**Dataset section**.
+-------+

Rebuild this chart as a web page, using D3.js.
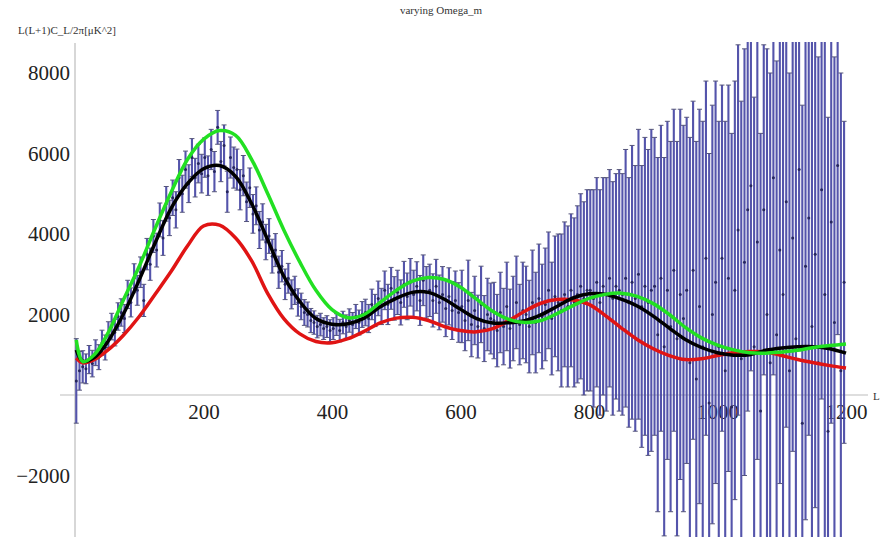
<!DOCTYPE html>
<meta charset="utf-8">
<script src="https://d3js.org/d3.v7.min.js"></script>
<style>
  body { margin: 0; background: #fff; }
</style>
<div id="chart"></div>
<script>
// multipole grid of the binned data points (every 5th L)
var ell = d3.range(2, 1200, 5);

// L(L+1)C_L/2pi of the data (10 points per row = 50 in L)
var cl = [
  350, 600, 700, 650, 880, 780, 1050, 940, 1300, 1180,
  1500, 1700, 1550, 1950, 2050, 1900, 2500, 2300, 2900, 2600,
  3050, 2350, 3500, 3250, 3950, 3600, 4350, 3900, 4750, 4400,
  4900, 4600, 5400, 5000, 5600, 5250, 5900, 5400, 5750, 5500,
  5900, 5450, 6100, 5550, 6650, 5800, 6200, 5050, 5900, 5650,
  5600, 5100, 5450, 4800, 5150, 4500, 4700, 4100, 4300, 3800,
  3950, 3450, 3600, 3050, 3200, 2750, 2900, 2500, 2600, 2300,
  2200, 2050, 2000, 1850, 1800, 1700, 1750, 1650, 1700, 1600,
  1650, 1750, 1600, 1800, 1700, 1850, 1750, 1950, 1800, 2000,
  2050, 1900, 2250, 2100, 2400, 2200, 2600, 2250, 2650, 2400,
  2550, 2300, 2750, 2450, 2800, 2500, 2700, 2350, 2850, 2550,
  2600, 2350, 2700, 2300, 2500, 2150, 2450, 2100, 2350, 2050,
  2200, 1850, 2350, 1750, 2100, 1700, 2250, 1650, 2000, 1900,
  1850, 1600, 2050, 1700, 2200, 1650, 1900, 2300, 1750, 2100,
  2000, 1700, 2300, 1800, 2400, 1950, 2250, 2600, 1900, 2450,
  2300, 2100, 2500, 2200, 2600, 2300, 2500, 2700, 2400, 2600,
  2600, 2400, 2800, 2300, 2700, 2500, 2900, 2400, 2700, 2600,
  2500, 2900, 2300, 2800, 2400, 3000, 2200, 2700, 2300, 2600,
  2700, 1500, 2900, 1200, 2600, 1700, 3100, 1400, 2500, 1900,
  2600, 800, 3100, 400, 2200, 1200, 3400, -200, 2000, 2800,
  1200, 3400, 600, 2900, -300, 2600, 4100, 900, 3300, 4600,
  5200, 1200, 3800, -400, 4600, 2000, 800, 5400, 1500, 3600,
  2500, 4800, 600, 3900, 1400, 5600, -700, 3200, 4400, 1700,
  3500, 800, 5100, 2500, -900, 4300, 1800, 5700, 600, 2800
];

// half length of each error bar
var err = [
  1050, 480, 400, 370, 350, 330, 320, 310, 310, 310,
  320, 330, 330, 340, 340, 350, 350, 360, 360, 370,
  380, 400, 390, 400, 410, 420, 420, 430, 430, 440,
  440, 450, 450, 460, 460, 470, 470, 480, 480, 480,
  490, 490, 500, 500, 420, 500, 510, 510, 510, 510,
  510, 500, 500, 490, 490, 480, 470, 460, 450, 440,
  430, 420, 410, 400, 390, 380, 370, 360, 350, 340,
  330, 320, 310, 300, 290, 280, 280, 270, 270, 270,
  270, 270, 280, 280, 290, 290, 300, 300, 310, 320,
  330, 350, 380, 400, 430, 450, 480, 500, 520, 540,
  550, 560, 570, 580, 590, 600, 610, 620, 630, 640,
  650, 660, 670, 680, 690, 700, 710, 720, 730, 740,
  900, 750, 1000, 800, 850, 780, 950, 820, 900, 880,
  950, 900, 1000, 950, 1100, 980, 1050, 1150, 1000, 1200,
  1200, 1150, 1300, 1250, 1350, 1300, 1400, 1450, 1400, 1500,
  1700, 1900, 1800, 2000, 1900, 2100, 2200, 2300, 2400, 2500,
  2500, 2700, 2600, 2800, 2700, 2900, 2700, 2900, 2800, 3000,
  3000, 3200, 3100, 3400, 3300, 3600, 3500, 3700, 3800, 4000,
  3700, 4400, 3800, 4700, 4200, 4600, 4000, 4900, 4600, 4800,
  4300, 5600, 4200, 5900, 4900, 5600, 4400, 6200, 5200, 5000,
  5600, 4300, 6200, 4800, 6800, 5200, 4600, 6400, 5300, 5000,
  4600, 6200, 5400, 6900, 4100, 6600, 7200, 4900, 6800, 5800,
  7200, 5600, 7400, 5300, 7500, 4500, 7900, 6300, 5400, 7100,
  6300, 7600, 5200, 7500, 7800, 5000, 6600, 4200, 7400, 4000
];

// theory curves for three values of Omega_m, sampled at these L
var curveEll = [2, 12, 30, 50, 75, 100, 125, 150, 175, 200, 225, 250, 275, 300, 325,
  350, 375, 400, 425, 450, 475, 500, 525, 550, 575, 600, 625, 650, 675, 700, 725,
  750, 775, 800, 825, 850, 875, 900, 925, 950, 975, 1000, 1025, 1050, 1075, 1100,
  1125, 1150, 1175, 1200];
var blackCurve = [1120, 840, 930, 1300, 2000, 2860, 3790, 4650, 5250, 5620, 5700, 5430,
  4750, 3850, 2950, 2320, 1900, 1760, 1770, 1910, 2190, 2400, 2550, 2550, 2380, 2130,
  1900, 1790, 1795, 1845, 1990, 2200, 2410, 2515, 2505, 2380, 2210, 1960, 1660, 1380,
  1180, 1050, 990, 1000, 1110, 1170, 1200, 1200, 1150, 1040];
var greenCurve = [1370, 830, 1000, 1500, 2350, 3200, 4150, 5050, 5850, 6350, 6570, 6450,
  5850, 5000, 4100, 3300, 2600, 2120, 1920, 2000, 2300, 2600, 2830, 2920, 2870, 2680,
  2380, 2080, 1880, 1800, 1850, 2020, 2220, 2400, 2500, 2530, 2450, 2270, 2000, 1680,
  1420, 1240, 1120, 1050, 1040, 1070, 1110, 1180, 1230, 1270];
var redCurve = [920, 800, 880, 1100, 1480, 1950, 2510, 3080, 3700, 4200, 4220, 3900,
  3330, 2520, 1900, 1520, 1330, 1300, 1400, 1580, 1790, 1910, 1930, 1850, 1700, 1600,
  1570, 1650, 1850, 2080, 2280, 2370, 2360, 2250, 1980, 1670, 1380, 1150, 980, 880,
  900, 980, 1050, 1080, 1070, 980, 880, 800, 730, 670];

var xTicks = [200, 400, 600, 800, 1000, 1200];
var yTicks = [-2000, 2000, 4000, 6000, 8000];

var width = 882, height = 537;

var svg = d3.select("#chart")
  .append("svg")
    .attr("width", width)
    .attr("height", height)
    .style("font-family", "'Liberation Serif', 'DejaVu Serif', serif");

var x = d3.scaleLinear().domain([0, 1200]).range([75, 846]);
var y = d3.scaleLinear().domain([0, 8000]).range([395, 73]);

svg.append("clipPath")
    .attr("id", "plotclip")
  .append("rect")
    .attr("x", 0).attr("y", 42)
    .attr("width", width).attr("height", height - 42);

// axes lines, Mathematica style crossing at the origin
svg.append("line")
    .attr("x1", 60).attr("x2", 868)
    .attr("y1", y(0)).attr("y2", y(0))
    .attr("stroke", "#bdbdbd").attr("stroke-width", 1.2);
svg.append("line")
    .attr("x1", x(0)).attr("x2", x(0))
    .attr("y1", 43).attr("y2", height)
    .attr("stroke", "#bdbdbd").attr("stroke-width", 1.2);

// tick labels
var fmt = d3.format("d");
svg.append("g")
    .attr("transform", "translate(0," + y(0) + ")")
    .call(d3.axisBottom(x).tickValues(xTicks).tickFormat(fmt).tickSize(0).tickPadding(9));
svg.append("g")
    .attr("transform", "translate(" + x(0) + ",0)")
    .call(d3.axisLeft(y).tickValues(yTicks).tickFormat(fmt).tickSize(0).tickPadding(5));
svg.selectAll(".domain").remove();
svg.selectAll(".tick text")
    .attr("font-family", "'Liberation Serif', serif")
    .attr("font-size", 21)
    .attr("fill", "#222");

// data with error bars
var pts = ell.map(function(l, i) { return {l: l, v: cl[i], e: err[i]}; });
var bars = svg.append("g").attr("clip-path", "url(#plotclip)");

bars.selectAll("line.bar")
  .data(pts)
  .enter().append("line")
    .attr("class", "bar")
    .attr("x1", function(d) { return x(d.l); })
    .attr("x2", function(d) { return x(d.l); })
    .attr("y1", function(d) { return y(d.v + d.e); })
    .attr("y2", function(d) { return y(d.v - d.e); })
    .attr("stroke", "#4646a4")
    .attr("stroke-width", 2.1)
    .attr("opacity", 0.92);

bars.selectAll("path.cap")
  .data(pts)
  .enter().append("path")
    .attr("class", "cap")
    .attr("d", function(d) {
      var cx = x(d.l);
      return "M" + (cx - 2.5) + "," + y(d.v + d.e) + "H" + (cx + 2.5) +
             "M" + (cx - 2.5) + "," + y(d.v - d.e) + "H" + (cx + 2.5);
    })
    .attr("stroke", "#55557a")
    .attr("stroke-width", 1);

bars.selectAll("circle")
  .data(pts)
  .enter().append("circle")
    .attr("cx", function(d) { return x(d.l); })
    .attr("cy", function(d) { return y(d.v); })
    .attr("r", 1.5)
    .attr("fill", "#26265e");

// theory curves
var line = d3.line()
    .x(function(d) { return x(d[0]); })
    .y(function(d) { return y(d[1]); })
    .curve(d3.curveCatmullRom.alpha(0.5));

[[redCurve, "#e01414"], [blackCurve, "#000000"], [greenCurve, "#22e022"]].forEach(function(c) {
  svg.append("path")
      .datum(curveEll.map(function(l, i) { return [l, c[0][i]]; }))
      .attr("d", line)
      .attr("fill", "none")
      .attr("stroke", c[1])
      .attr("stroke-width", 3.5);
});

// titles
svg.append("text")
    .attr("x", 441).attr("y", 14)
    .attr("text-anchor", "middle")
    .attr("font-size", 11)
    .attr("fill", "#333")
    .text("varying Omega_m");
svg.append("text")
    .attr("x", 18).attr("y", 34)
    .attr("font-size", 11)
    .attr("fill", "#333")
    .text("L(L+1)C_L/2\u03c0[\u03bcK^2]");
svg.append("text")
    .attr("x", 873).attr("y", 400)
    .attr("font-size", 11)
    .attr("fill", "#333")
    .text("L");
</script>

+-------+

Restate, line by line and word for word, everything from the top of the material through the line that contains "var ell = d3.range(2, 1200, 5);". Leave pictures out.

Rebuild this chart as a web page, using D3.js.
<!DOCTYPE html>
<meta charset="utf-8">
<script src="https://d3js.org/d3.v7.min.js"></script>
<style>
  body { margin: 0; background: #fff; }
</style>
<div id="chart"></div>
<script>
// multipole grid of the binned data points (every 5th L)
var ell = d3.range(2, 1200, 5);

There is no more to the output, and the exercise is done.